Exercise brief —
Without the pictures, set down every line of the data exactly.

Material —
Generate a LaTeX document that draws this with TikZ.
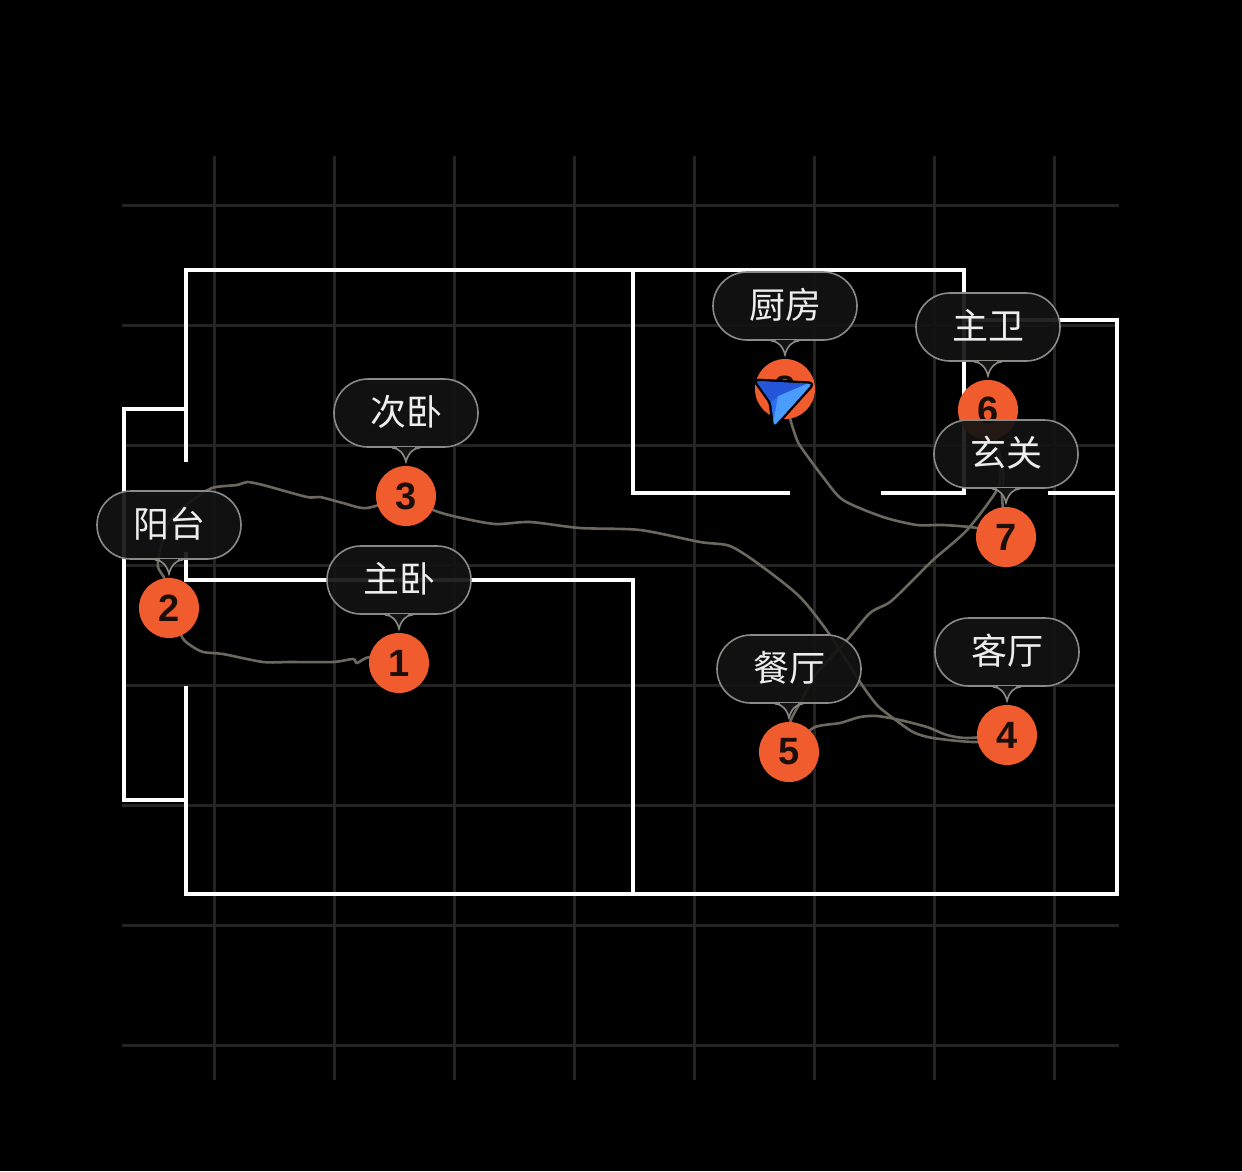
\documentclass[tikz,border=0pt]{standalone}
\usepackage{fontspec}
\setmainfont{Liberation Sans}
\newfontfamily\cjk{Noto Sans CJK SC}
\usetikzlibrary{positioning,backgrounds}
\definecolor{gridline}{HTML}{242424}
\definecolor{trackline}{HTML}{6C685F}
\definecolor{stopfill}{HTML}{F05C2E}
\definecolor{stoptext}{HTML}{1C0E08}
\definecolor{tagfill}{HTML}{131313}
\definecolor{tagedge}{HTML}{8A8A86}
\definecolor{arrowdark}{HTML}{2556DA}
\definecolor{arrowmid}{HTML}{2E6DF4}
\definecolor{arrowlight}{HTML}{4A9CFF}
\tikzset{
  wall/.style={white,line width=4.4pt,line cap=rect},
  track/.style={trackline,line width=2.6pt,smooth,tension=0.45},
  stop/.style={circle,fill=stopfill,minimum size=60pt,inner sep=0pt,text=stoptext,font=\fontsize{38}{40}\selectfont\bfseries},
  tag/.style={draw=tagedge,line width=1.6pt,fill=tagfill,fill opacity=0.92,text opacity=1,rounded corners=33.9pt,
    minimum width=144pt,minimum height=68pt,inner sep=0pt,text height=31pt,text depth=6pt,text=white!93!black,font=\cjk\fontsize{36}{40}\selectfont},
}
\begin{document}
\begin{tikzpicture}[x=1pt,y=-1pt]
\useasboundingbox (0,0) rectangle (1242,1171);
% Paradas
\node[stop] (n1) at (399,663) {1};
\node[stop] (n2) at (169,608) {2};
\node[stop] (n3) at (406,496) {3};
\node[stop] (n4) at (1007,735) {4};
\node[stop] (n5) at (789,752) {5};
\node[stop] (n6) at (988,410) {6};
\node[stop] (n7) at (1006,537) {7};
\node[stop] (n8) at (785,389) {8};
% Etiquetas
\node[tag,above=18pt of n1] (t1) {主卧};
\node[tag,above=18pt of n2] (t2) {阳台};
\node[tag,above=18pt of n3] (t3) {次卧};
\node[tag,above=18pt of n4] (t4) {客厅};
\node[tag,above=18pt of n5] (t5) {餐厅};
\node[tag,above=18pt of n6] (t6) {主卫};
\node[tag,above=18pt of n7] (t7) {玄关};
\node[tag,above=18pt of n8] (t8) {厨房};
\foreach \i in {1,...,8}{
  \fill[tagfill] ([xshift=-9pt,yshift=1.2pt]t\i.south) rectangle ([xshift=9pt,yshift=-1pt]t\i.south);
  \fill[tagfill] ([xshift=-14pt]t\i.south) .. controls ([xshift=-7pt]t\i.south) and ([xshift=-2pt,yshift=-6pt]t\i.south) .. ([yshift=-14pt]t\i.south)
    .. controls ([xshift=2pt,yshift=-6pt]t\i.south) and ([xshift=7pt]t\i.south) .. ([xshift=14pt]t\i.south) -- cycle;
  \draw[tagedge,line width=1.6pt] ([xshift=-14pt]t\i.south) .. controls ([xshift=-7pt]t\i.south) and ([xshift=-2pt,yshift=-6pt]t\i.south) .. ([yshift=-14pt]t\i.south)
    .. controls ([xshift=2pt,yshift=-6pt]t\i.south) and ([xshift=7pt]t\i.south) .. ([xshift=14pt]t\i.south);
}
% Flecha
\draw[black,line width=5pt,line join=round,rounded corners=3pt] (756,381) -- (812,384) -- (774,426) -- (771,402) -- cycle;
\begin{scope}
\clip[rounded corners=3pt] (756,381) -- (812,384) -- (774,426) -- (771,402) -- cycle;
\fill[arrowmid] (750,375) rectangle (820,430);
\fill[arrowlight] (815,380) -- (772,430) -- (778,396) -- cycle;
\fill[arrowdark] (752,378) -- (815,380) -- (778,396) -- (771,402) -- cycle;
\end{scope}
\begin{scope}[on background layer]
\fill[black] (0,0) rectangle (1242,1171);
% Rejilla
\foreach \x in {214,334,...,1054} \draw[gridline,line width=3pt] (\x,156) -- (\x,1080);
\foreach \y in {205,325,...,1045} \draw[gridline,line width=3pt] (122,\y) -- (1119,\y);
% Paredes
\draw[wall] (186,460) -- (186,270) -- (964,270) -- (964,493) -- (883,493);
\draw[wall] (964,320) -- (1117,320) -- (1117,894) -- (186,894) -- (186,688);
\draw[wall] (186,409) -- (124,409) -- (124,800) -- (186,800);
\draw[wall] (788,493) -- (633,493) -- (633,270);
\draw[wall] (1050,493) -- (1117,493);
\draw[wall] (186,554) -- (186,580) -- (633,580) -- (633,894);
% Recorrido
\draw[track] plot coordinates {(n1) (370,657) (357,663) (353,659) (333,662) (290,662) (263,662) (223,654) (203,652) (190,645) (182,637) (n2)};
\draw[track] plot coordinates {(n2) (165,580) (158,567) (160,550) (170,520) (190,502) (212,488) (237,485) (247,482) (263,485) (307,497) (320,497) (343,503) (367,508) (n3)};
\draw[track] plot coordinates {(n3) (433,510) (457,517) (495,524) (530,522) (580,528) (640,530) (700,542) (730,546) (760,565) (800,597) (830,635) (860,682) (877,705) (893,718) (913,732) (933,738) (977,742) (n4)};
\draw[track] plot coordinates {(n4) (967,738) (947,735) (927,727) (900,720) (877,716) (860,717) (840,723) (813,728) (n5)};
\draw[track] plot coordinates {(n5) (790,723) (800,703) (817,673) (847,640) (870,613) (890,602) (913,580) (933,560) (967,530) (997,490) (1000,470) (995,440) (n6)};
\draw[track] plot coordinates {(n6) (1003,470) (1002,497) (n7)};
\draw[track] plot coordinates {(n7) (977,528) (943,525) (917,525) (883,517) (843,500) (823,477) (803,450) (797,440) (790,418) (n8)};
\end{scope}
\end{tikzpicture}
\end{document}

The result —
Generate a LaTeX document that draws this with TikZ.
\documentclass[tikz,border=0pt]{standalone}
\usepackage{fontspec}
\setmainfont{Liberation Sans}
\newfontfamily\cjk{Noto Sans CJK SC}
\usetikzlibrary{positioning,backgrounds}
\definecolor{gridline}{HTML}{242424}
\definecolor{trackline}{HTML}{6C685F}
\definecolor{stopfill}{HTML}{F05C2E}
\definecolor{stoptext}{HTML}{1C0E08}
\definecolor{tagfill}{HTML}{131313}
\definecolor{tagedge}{HTML}{8A8A86}
\definecolor{arrowdark}{HTML}{2556DA}
\definecolor{arrowmid}{HTML}{2E6DF4}
\definecolor{arrowlight}{HTML}{4A9CFF}
\tikzset{
  wall/.style={white,line width=4.4pt,line cap=rect},
  track/.style={trackline,line width=2.6pt,smooth,tension=0.45},
  stop/.style={circle,fill=stopfill,minimum size=60pt,inner sep=0pt,text=stoptext,font=\fontsize{38}{40}\selectfont\bfseries},
  tag/.style={draw=tagedge,line width=1.6pt,fill=tagfill,fill opacity=0.92,text opacity=1,rounded corners=33.9pt,
    minimum width=144pt,minimum height=68pt,inner sep=0pt,text height=31pt,text depth=6pt,text=white!93!black,font=\cjk\fontsize{36}{40}\selectfont},
}
\begin{document}
\begin{tikzpicture}[x=1pt,y=-1pt]
\useasboundingbox (0,0) rectangle (1242,1171);
% Paradas
\node[stop] (n1) at (399,663) {1};
\node[stop] (n2) at (169,608) {2};
\node[stop] (n3) at (406,496) {3};
\node[stop] (n4) at (1007,735) {4};
\node[stop] (n5) at (789,752) {5};
\node[stop] (n6) at (988,410) {6};
\node[stop] (n7) at (1006,537) {7};
\node[stop] (n8) at (785,389) {8};
% Etiquetas
\node[tag,above=18pt of n1] (t1) {主卧};
\node[tag,above=18pt of n2] (t2) {阳台};
\node[tag,above=18pt of n3] (t3) {次卧};
\node[tag,above=18pt of n4] (t4) {客厅};
\node[tag,above=18pt of n5] (t5) {餐厅};
\node[tag,above=18pt of n6] (t6) {主卫};
\node[tag,above=18pt of n7] (t7) {玄关};
\node[tag,above=18pt of n8] (t8) {厨房};
\foreach \i in {1,...,8}{
  \fill[tagfill] ([xshift=-9pt,yshift=1.2pt]t\i.south) rectangle ([xshift=9pt,yshift=-1pt]t\i.south);
  \fill[tagfill] ([xshift=-14pt]t\i.south) .. controls ([xshift=-7pt]t\i.south) and ([xshift=-2pt,yshift=-6pt]t\i.south) .. ([yshift=-14pt]t\i.south)
    .. controls ([xshift=2pt,yshift=-6pt]t\i.south) and ([xshift=7pt]t\i.south) .. ([xshift=14pt]t\i.south) -- cycle;
  \draw[tagedge,line width=1.6pt] ([xshift=-14pt]t\i.south) .. controls ([xshift=-7pt]t\i.south) and ([xshift=-2pt,yshift=-6pt]t\i.south) .. ([yshift=-14pt]t\i.south)
    .. controls ([xshift=2pt,yshift=-6pt]t\i.south) and ([xshift=7pt]t\i.south) .. ([xshift=14pt]t\i.south);
}
% Flecha
\draw[black,line width=5pt,line join=round,rounded corners=3pt] (756,381) -- (812,384) -- (774,426) -- (771,402) -- cycle;
\begin{scope}
\clip[rounded corners=3pt] (756,381) -- (812,384) -- (774,426) -- (771,402) -- cycle;
\fill[arrowmid] (750,375) rectangle (820,430);
\fill[arrowlight] (815,380) -- (772,430) -- (778,396) -- cycle;
\fill[arrowdark] (752,378) -- (815,380) -- (778,396) -- (771,402) -- cycle;
\end{scope}
\begin{scope}[on background layer]
\fill[black] (0,0) rectangle (1242,1171);
% Rejilla
\foreach \x in {214,334,...,1054} \draw[gridline,line width=3pt] (\x,156) -- (\x,1080);
\foreach \y in {205,325,...,1045} \draw[gridline,line width=3pt] (122,\y) -- (1119,\y);
% Paredes
\draw[wall] (186,460) -- (186,270) -- (964,270) -- (964,493) -- (883,493);
\draw[wall] (964,320) -- (1117,320) -- (1117,894) -- (186,894) -- (186,688);
\draw[wall] (186,409) -- (124,409) -- (124,800) -- (186,800);
\draw[wall] (788,493) -- (633,493) -- (633,270);
\draw[wall] (1050,493) -- (1117,493);
\draw[wall] (186,554) -- (186,580) -- (633,580) -- (633,894);
% Recorrido
\draw[track] plot coordinates {(n1) (370,657) (357,663) (353,659) (333,662) (290,662) (263,662) (223,654) (203,652) (190,645) (182,637) (n2)};
\draw[track] plot coordinates {(n2) (165,580) (158,567) (160,550) (170,520) (190,502) (212,488) (237,485) (247,482) (263,485) (307,497) (320,497) (343,503) (367,508) (n3)};
\draw[track] plot coordinates {(n3) (433,510) (457,517) (495,524) (530,522) (580,528) (640,530) (700,542) (730,546) (760,565) (800,597) (830,635) (860,682) (877,705) (893,718) (913,732) (933,738) (977,742) (n4)};
\draw[track] plot coordinates {(n4) (967,738) (947,735) (927,727) (900,720) (877,716) (860,717) (840,723) (813,728) (n5)};
\draw[track] plot coordinates {(n5) (790,723) (800,703) (817,673) (847,640) (870,613) (890,602) (913,580) (933,560) (967,530) (997,490) (1000,470) (995,440) (n6)};
\draw[track] plot coordinates {(n6) (1003,470) (1002,497) (n7)};
\draw[track] plot coordinates {(n7) (977,528) (943,525) (917,525) (883,517) (843,500) (823,477) (803,450) (797,440) (790,418) (n8)};
\end{scope}
\end{tikzpicture}
\end{document}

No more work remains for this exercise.